>> Start

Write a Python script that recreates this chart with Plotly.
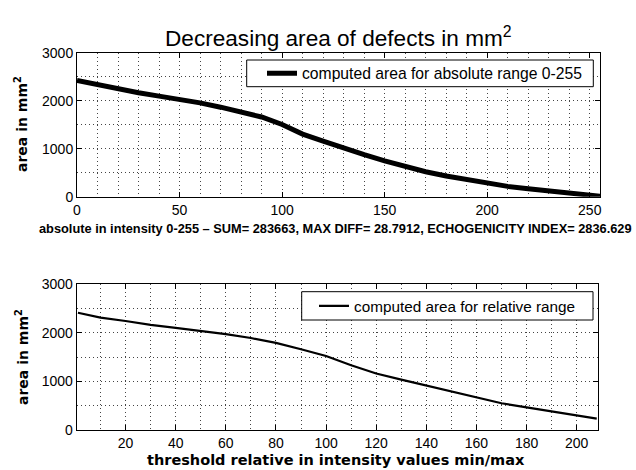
import plotly.graph_objects as go

W, H = 636, 470

# ---- data ----
abs_x = [0, 10, 20, 30, 40, 50, 60, 70, 80, 90, 100, 110, 120, 130, 140, 150,
         160, 170, 180, 190, 200, 210, 220, 230, 240, 250, 255]
abs_area = [2420, 2330, 2240, 2165, 2095, 2030, 1955, 1865, 1770, 1660, 1505, 1305,
            1160, 1005, 875, 745, 620, 520, 430, 350, 275, 215, 165, 120, 75, 35, 10]

rel_x = [1, 10, 20, 30, 40, 50, 60, 70, 80, 90, 100, 110, 120, 130, 140, 150,
         160, 170, 180, 190, 200, 208]
rel_area = [2410, 2310, 2240, 2160, 2100, 2040, 1970, 1890, 1790, 1660, 1520, 1330,
            1160, 1035, 910, 795, 665, 550, 465, 385, 300, 235]

top_ticks_x = [0, 50, 100, 150, 200, 250]
bot_ticks_x = [20, 40, 60, 80, 100, 120, 140, 160, 180, 200]
y_ticks = [0, 1000, 2000, 3000]

title_text = "Decreasing area of defects in mm<sup>2</sup>"
ytitle = "area in mm<sup>2</sup>"
top_xtitle = ("absolute in intensity 0-255 \u2013 SUM= 283663, MAX DIFF= 28.7912, "
              "ECHOGENICITY INDEX= 2836.629")
bot_xtitle = "threshold relative in intensity values min/max"
legend1_name = "computed area for absolute range 0-255"
legend2_name = "computed area for relative range"


def px(x):
    return x / W


def py(y):
    return 1 - y / H


fig = go.Figure()
fig.add_trace(go.Scatter(x=abs_x, y=abs_area, mode="lines", name=legend1_name,
                         line=dict(color="black", width=5),
                         xaxis="x", yaxis="y", legend="legend"))
fig.add_trace(go.Scatter(x=rel_x, y=rel_area, mode="lines", name=legend2_name,
                         line=dict(color="black", width=2.2),
                         xaxis="x2", yaxis="y2", legend="legend2"))

GRID = "#444"
DASH = "1px,3px"
SANS = "Liberation Sans, Arial, sans-serif"
tickfont = dict(family=SANS, size=14, color="black")

common_axis = dict(showline=True, linecolor="black", linewidth=1, mirror="ticks",
                   ticks="inside", ticklen=5, tickcolor="black", tickwidth=1,
                   showgrid=True, gridcolor=GRID, griddash=DASH, gridwidth=1,
                   zeroline=False, tickfont=tickfont, automargin=False)

legend_common = dict(xanchor="left", yanchor="middle",
                     bgcolor="rgba(0,0,0,0)", borderwidth=0,
                     tracegroupgap=0)

fig.update_layout(
    width=W, height=H,
    margin=dict(l=0, r=0, t=0, b=0),
    paper_bgcolor="white", plot_bgcolor="white",
    xaxis=dict(domain=[px(77), px(600)], range=[0, 255], anchor="y",
               tickvals=top_ticks_x,
               minor=dict(dtick=10, tick0=0, showgrid=True, gridcolor=GRID,
                          griddash=DASH, ticks=""),
               **common_axis),
    yaxis=dict(domain=[py(196.7), py(52.7)], range=[0, 3000], anchor="x",
               tickvals=y_ticks,
               minor=dict(dtick=500, tick0=0, showgrid=True, gridcolor=GRID,
                          griddash=DASH, ticks=""),
               **common_axis),
    xaxis2=dict(domain=[px(76.7), px(598)], range=[0.5, 208.5], anchor="y2",
                tickvals=bot_ticks_x,
                minor=dict(dtick=10, tick0=0, showgrid=True, gridcolor=GRID,
                           griddash=DASH, ticks=""),
                **common_axis),
    yaxis2=dict(domain=[py(430), py(284)], range=[0, 3000], anchor="x2",
                tickvals=y_ticks,
                minor=dict(dtick=500, tick0=0, showgrid=True, gridcolor=GRID,
                           griddash=DASH, ticks=""),
                **common_axis),
    legend=dict(x=px(262), y=py(73.5),
                font=dict(family=SANS, size=15.7, color="black"),
                **legend_common),
    legend2=dict(x=px(314), y=py(306),
                 font=dict(family=SANS, size=15.3, color="black"),
                 **legend_common),
    showlegend=True,
    shapes=[
        dict(type="rect", xref="paper", yref="paper",
             x0=px(246.7), x1=px(593.3), y0=py(86.7), y1=py(60),
             fillcolor="white", line=dict(color="black", width=1), layer="above"),
        dict(type="rect", xref="paper", yref="paper",
             x0=px(301.7), x1=px(593), y0=py(320), y1=py(291.7),
             fillcolor="white", line=dict(color="black", width=1), layer="above"),
    ],
)

annots = [
    dict(text=title_text, x=px(338), y=py(37),
         font=dict(family=SANS, size=22.6, color="black")),
    dict(text="<b>" + ytitle + "</b>", x=px(21), y=py(124), textangle=-90,
         font=dict(family="DejaVu Sans, sans-serif", size=14, color="black")),
    dict(text="<b>" + ytitle + "</b>", x=px(22), y=py(357), textangle=-90,
         font=dict(family="DejaVu Sans, sans-serif", size=14, color="black")),
    dict(text="<b>" + top_xtitle + "</b>", x=px(335), y=py(228),
         font=dict(family=SANS, size=12.8, color="black")),
    dict(text="<b>" + bot_xtitle + "</b>", x=px(336), y=py(460),
         font=dict(family="DejaVu Sans, sans-serif", size=14.5, color="black")),
]
for a in annots:
    a.update(xref="paper", yref="paper", showarrow=False,
             xanchor="center", yanchor="middle")
fig.update_layout(annotations=annots)

fig.write_html("out.html",
               config={"displayModeBar": False},
               post_script="document.body.style.margin='0px';")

>> End

Every line is to be duplicated exactly, though pictures stay out.

▶ Exercise output
Write a Python script that recreates this chart with Plotly.
import plotly.graph_objects as go

W, H = 636, 470

# ---- data ----
abs_x = [0, 10, 20, 30, 40, 50, 60, 70, 80, 90, 100, 110, 120, 130, 140, 150,
         160, 170, 180, 190, 200, 210, 220, 230, 240, 250, 255]
abs_area = [2420, 2330, 2240, 2165, 2095, 2030, 1955, 1865, 1770, 1660, 1505, 1305,
            1160, 1005, 875, 745, 620, 520, 430, 350, 275, 215, 165, 120, 75, 35, 10]

rel_x = [1, 10, 20, 30, 40, 50, 60, 70, 80, 90, 100, 110, 120, 130, 140, 150,
         160, 170, 180, 190, 200, 208]
rel_area = [2410, 2310, 2240, 2160, 2100, 2040, 1970, 1890, 1790, 1660, 1520, 1330,
            1160, 1035, 910, 795, 665, 550, 465, 385, 300, 235]

top_ticks_x = [0, 50, 100, 150, 200, 250]
bot_ticks_x = [20, 40, 60, 80, 100, 120, 140, 160, 180, 200]
y_ticks = [0, 1000, 2000, 3000]

title_text = "Decreasing area of defects in mm<sup>2</sup>"
ytitle = "area in mm<sup>2</sup>"
top_xtitle = ("absolute in intensity 0-255 \u2013 SUM= 283663, MAX DIFF= 28.7912, "
              "ECHOGENICITY INDEX= 2836.629")
bot_xtitle = "threshold relative in intensity values min/max"
legend1_name = "computed area for absolute range 0-255"
legend2_name = "computed area for relative range"


def px(x):
    return x / W


def py(y):
    return 1 - y / H


fig = go.Figure()
fig.add_trace(go.Scatter(x=abs_x, y=abs_area, mode="lines", name=legend1_name,
                         line=dict(color="black", width=5),
                         xaxis="x", yaxis="y", legend="legend"))
fig.add_trace(go.Scatter(x=rel_x, y=rel_area, mode="lines", name=legend2_name,
                         line=dict(color="black", width=2.2),
                         xaxis="x2", yaxis="y2", legend="legend2"))

GRID = "#444"
DASH = "1px,3px"
SANS = "Liberation Sans, Arial, sans-serif"
tickfont = dict(family=SANS, size=14, color="black")

common_axis = dict(showline=True, linecolor="black", linewidth=1, mirror="ticks",
                   ticks="inside", ticklen=5, tickcolor="black", tickwidth=1,
                   showgrid=True, gridcolor=GRID, griddash=DASH, gridwidth=1,
                   zeroline=False, tickfont=tickfont, automargin=False)

legend_common = dict(xanchor="left", yanchor="middle",
                     bgcolor="rgba(0,0,0,0)", borderwidth=0,
                     tracegroupgap=0)

fig.update_layout(
    width=W, height=H,
    margin=dict(l=0, r=0, t=0, b=0),
    paper_bgcolor="white", plot_bgcolor="white",
    xaxis=dict(domain=[px(77), px(600)], range=[0, 255], anchor="y",
               tickvals=top_ticks_x,
               minor=dict(dtick=10, tick0=0, showgrid=True, gridcolor=GRID,
                          griddash=DASH, ticks=""),
               **common_axis),
    yaxis=dict(domain=[py(196.7), py(52.7)], range=[0, 3000], anchor="x",
               tickvals=y_ticks,
               minor=dict(dtick=500, tick0=0, showgrid=True, gridcolor=GRID,
                          griddash=DASH, ticks=""),
               **common_axis),
    xaxis2=dict(domain=[px(76.7), px(598)], range=[0.5, 208.5], anchor="y2",
                tickvals=bot_ticks_x,
                minor=dict(dtick=10, tick0=0, showgrid=True, gridcolor=GRID,
                           griddash=DASH, ticks=""),
                **common_axis),
    yaxis2=dict(domain=[py(430), py(284)], range=[0, 3000], anchor="x2",
                tickvals=y_ticks,
                minor=dict(dtick=500, tick0=0, showgrid=True, gridcolor=GRID,
                           griddash=DASH, ticks=""),
                **common_axis),
    legend=dict(x=px(262), y=py(73.5),
                font=dict(family=SANS, size=15.7, color="black"),
                **legend_common),
    legend2=dict(x=px(314), y=py(306),
                 font=dict(family=SANS, size=15.3, color="black"),
                 **legend_common),
    showlegend=True,
    shapes=[
        dict(type="rect", xref="paper", yref="paper",
             x0=px(246.7), x1=px(593.3), y0=py(86.7), y1=py(60),
             fillcolor="white", line=dict(color="black", width=1), layer="above"),
        dict(type="rect", xref="paper", yref="paper",
             x0=px(301.7), x1=px(593), y0=py(320), y1=py(291.7),
             fillcolor="white", line=dict(color="black", width=1), layer="above"),
    ],
)

annots = [
    dict(text=title_text, x=px(338), y=py(37),
         font=dict(family=SANS, size=22.6, color="black")),
    dict(text="<b>" + ytitle + "</b>", x=px(21), y=py(124), textangle=-90,
         font=dict(family="DejaVu Sans, sans-serif", size=14, color="black")),
    dict(text="<b>" + ytitle + "</b>", x=px(22), y=py(357), textangle=-90,
         font=dict(family="DejaVu Sans, sans-serif", size=14, color="black")),
    dict(text="<b>" + top_xtitle + "</b>", x=px(335), y=py(228),
         font=dict(family=SANS, size=12.8, color="black")),
    dict(text="<b>" + bot_xtitle + "</b>", x=px(336), y=py(460),
         font=dict(family="DejaVu Sans, sans-serif", size=14.5, color="black")),
]
for a in annots:
    a.update(xref="paper", yref="paper", showarrow=False,
             xanchor="center", yanchor="middle")
fig.update_layout(annotations=annots)

fig.write_html("out.html",
               config={"displayModeBar": False},
               post_script="document.body.style.margin='0px';")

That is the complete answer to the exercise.